Gold unites were issued during the Commonwealth, this time bearing a legend exclusively in English: THE COMMONWEALTH OF ENGLAND on the obverse and GOD WITH US on the reverse. This was due to an association of Latin with Catholicism.

They were also issued during a period when hammered coins were issued under King Charles II (i.e. 1660–62), showing a left-facing bust of the king wearing a laurel and the legend CAROLUS II D G MAG BRIT FRAN ET HIB REX - there were two issues, the second indicating the value "XX" behind the king's head. The reverse shows a crown over the shield with the royal arms dividing the letters "CR" and the legend FLORENT CONCORDIA REGNA. The gold unite was replaced by the milled gold Guinea in 1663. A twenty shilling coin did not reappear until the Sovereign of 1817.

==Weight and value==
The monetary value associated with a Jacobus varied between sources. In 1662, Samuel Pepys recorded in his diary that a deceased poulterer had left "40,000 Jacobs in gold". A note in the 1893 edition of the diary edited by Henry B. Wheatley identifies a Jacobus as a gold coin worth 25 shillings and named after James I.

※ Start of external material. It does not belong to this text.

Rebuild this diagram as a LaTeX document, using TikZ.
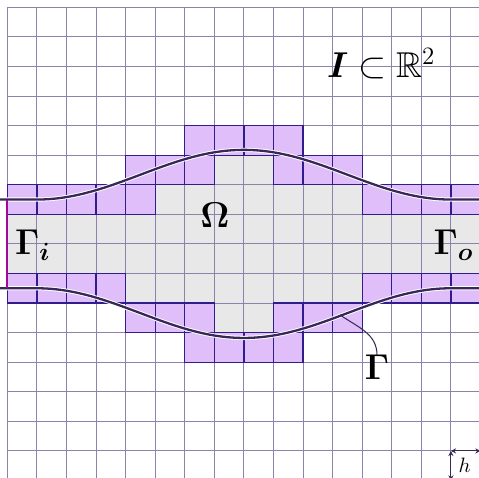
\documentclass[tikz,border=0pt]{standalone}
\usepackage{amsmath,amssymb,bm}
\usetikzlibrary{arrows.meta}
\definecolor{gridc}{RGB}{140,130,172}
\definecolor{cellborder}{RGB}{48,28,140}
\definecolor{purplefill}{RGB}{223,190,250}
\definecolor{grayfill}{RGB}{232,232,232}
\definecolor{curvec}{RGB}{55,40,85}
\definecolor{gammai}{RGB}{160,10,155}
\tikzset{
  graycell/.style={fill=grayfill},
  purplecell/.style={fill=purplefill, draw=cellborder, line width=0.6pt},
  gridline/.style={draw=gridc, line width=0.5pt},
  bdry/.style={draw=curvec, line width=1.1pt, preaction={draw=white, line width=2.0pt}},
  lbl/.style={font=\LARGE, inner sep=0pt},
  leader/.style={draw=curvec, line width=0.5pt},
  hmark/.style={draw=curvec, line width=0.5pt, {Stealth[length=2.5pt,width=2.5pt]}-{Stealth[length=2.5pt,width=2.5pt]}}
}
\begin{document}
\begin{tikzpicture}[x=0.5cm, y=-0.5cm]
\useasboundingbox (-0.247,-0.247) rectangle (15.95,15.91);
\clip (-0.247,-0.247) rectangle (15.95,15.91);
% gray cells (fluid domain interior)
\foreach \r/\cs in {5/{7,8}, 6/{5,6,7,8,9,10,11}, 7/{0,1,2,3,4,5,6,7,8,9,10,11,12,13,14,15}, 8/{0,1,2,3,4,5,6,7,8,9,10,11,12,13,14,15}, 9/{4,5,6,7,8,9,10,11}, 10/{7,8}}{
  \foreach \c in \cs { \fill[graycell] (\c,\r) rectangle ++(1,1); }
}
% grid
\draw[gridline, step=0.5cm] (0,0) grid (16,16);
% purple cut cells
\foreach \r/\cs in {4/{6,7,8,9}, 5/{4,5,6,9,10,11}, 6/{0,1,2,3,4,12,13,14,15}, 9/{0,1,2,3,12,13,14,15}, 10/{4,5,6,9,10,11}, 11/{6,7,8,9}}{
  \foreach \c in \cs { \path[purplecell] (\c,\r) rectangle ++(1,1); }
}
% boundaries
\coordinate (gi1) at (0,6.5);
\coordinate (gi2) at (0,9.5);
\path[bdry] (-0.5,6.5) -- plot[domain=1:15, samples=71, smooth] (\x,{6.5-0.84*(1+cos(180*(\x-8)/7))}) -- (16.5,6.5);
\path[bdry] (-0.5,9.5) -- plot[domain=1:15, samples=71, smooth] (\x,{9.5+0.84*(1+cos(180*(\x-8)/7))}) -- (16.5,9.5);
\draw[gammai, line width=1.1pt] (gi1) -- (gi2);
% labels
\node[lbl, anchor=base] (omega) at (7.02,7.46) {$\boldsymbol{\Omega}$};
\node[lbl, anchor=base west] (gin) at (0.25,8.37) {$\boldsymbol{\Gamma_{i}}$};
\node[lbl, anchor=base west] (gout) at (14.4,8.37) {$\boldsymbol{\Gamma_{o}}$};
\node[lbl, anchor=base] (gam) at (12.5,12.6) {$\boldsymbol{\Gamma}$};
\node[lbl, anchor=base west] (dom) at (10.8,2.39) {$\boldsymbol{I}\subset\mathbb{R}^2$};
\coordinate (gp) at (11.25,10.40);
\draw[leader] (gp) to[out=-35, in=90] (gam.north);
% cell size marker
\coordinate (h0) at (15,15);
\coordinate (h1) at (16,15);
\coordinate (h2) at (15,16);
\draw[hmark] (h0) -- (h1);
\draw[hmark] (h0) -- (h2);
\node[inner sep=0pt, anchor=base west] (hl) at (15.25,15.72) {$h$};
\end{tikzpicture}
\end{document}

Isaac Newton, while Warden of the Mint, discussed Jacobuses in a letter to John Locke dated 19 September 1698. He wrote:

The Jacobus piece coin'd for 20 shillings is the 41th part of a pound Troy, and a Carolus 20s piece is of the same weight. But a broad Jacobus (as I find by weighing some of them) is the 38th part of a pound Troy.

These weights correspond to approximately 9.10 grams and 9.82 grams respectively. Newton's distinction illustrates the variation in both weight and terminology among gold coins known as Jacobuses in the late seventeenth century.